President Donald Trump has repeatedly suggested firing the U.S.’ top military commander in Afghanistan for failing to win the conflict, as his top officials scramble to find a strategy to end the longest-running war in American history.
Trump’s suggestions that top defense officials should consider firing Gen. John Nicholson, the commander of U.S. forces in Afghanistan, came during a tense meeting in the White House Situation Room on July 19. Details of the nearly two-hour meeting became public Wednesday after senior U.S. officials confirmed what took place to NBC and Reuters.
During the meeting, Trump criticized the assembled military advisers for what he said was their failure to resolve the 16-year conflict. “We aren’t winning,” he said, according to the officials.
Reuters reported that Steve Bannon, Trump’s chief strategist, got into “a shouting match” with national security adviser H.R. McMaster over U.S. strategy, while NBC reported that Trump asked about taking Afghanistan’s minerals – reflecting his concerns that the Chinese are profiting from Afghan mineral wealth while the U.S. foots the bill for propping up the country.
Trump also raised some eyebrows when he told an odd anecdote about an expensive consultant who gave bad advice to one of his favorite New York restaurants, when just talking to waiters might have yielded more useful information – a lesson he suggested could apply to the conflict, NBC reported.
The U.S. role in Afghanistan has been under a cloud for months, as Trump’s national security team attempts to find a strategy that meets his approval. Earlier this year, Trump delegated authority to Defense Secretary Jim Mattis to deploy forces in the conflict as he sees fit.
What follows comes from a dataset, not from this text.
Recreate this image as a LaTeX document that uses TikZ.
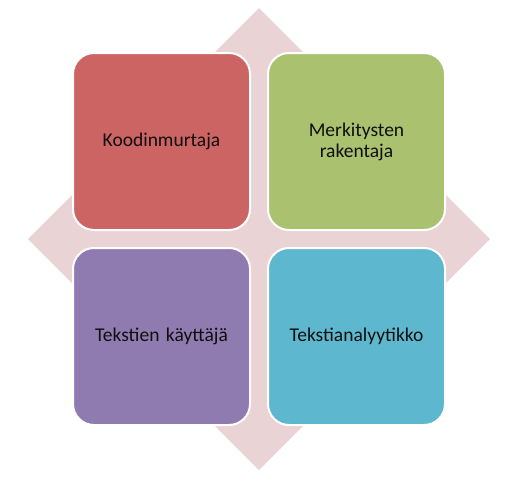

But Mattis’ plans to deploy 4,000 extra troops to Afghanistan in addition to the 8,400 already there – a measure Nicholson said would break the “stalemate” – have been held up pending Trump’s approval for a broader strategy in the conflict. Advisers are due to meet at the White House Thursday to discuss the matter.
Meanwhile, security in Afghanistan continues to deteriorate. A record 1,662 civilians were killed in Afghanistan in the first half of 2017, and the Taliban is stronger than ever, controlling or contesting an estimated 40 percent of the country’s territory. Two American troops were killed in a Taliban attack Wednesday, bringing the total killed in the conflict to more than 2,400.
It’s not yet clear how shaky Nicholson’s position in Afghanistan will be following the remarks from Trump, who has never actually met the general. In an interview with MSNBC Wednesday, McMaster defended Nicholson, saying he couldn’t “imagine a more capable commander in any, on any mission,” and insisting that Trump had confidence in his man in Afghanistan.
But NBC reported that discussions were being held at the Pentagon regarding Nicholson’s future, suggesting he could become the latest in a long line of officials to hear Trump’s catchphrase: “You’re fired.”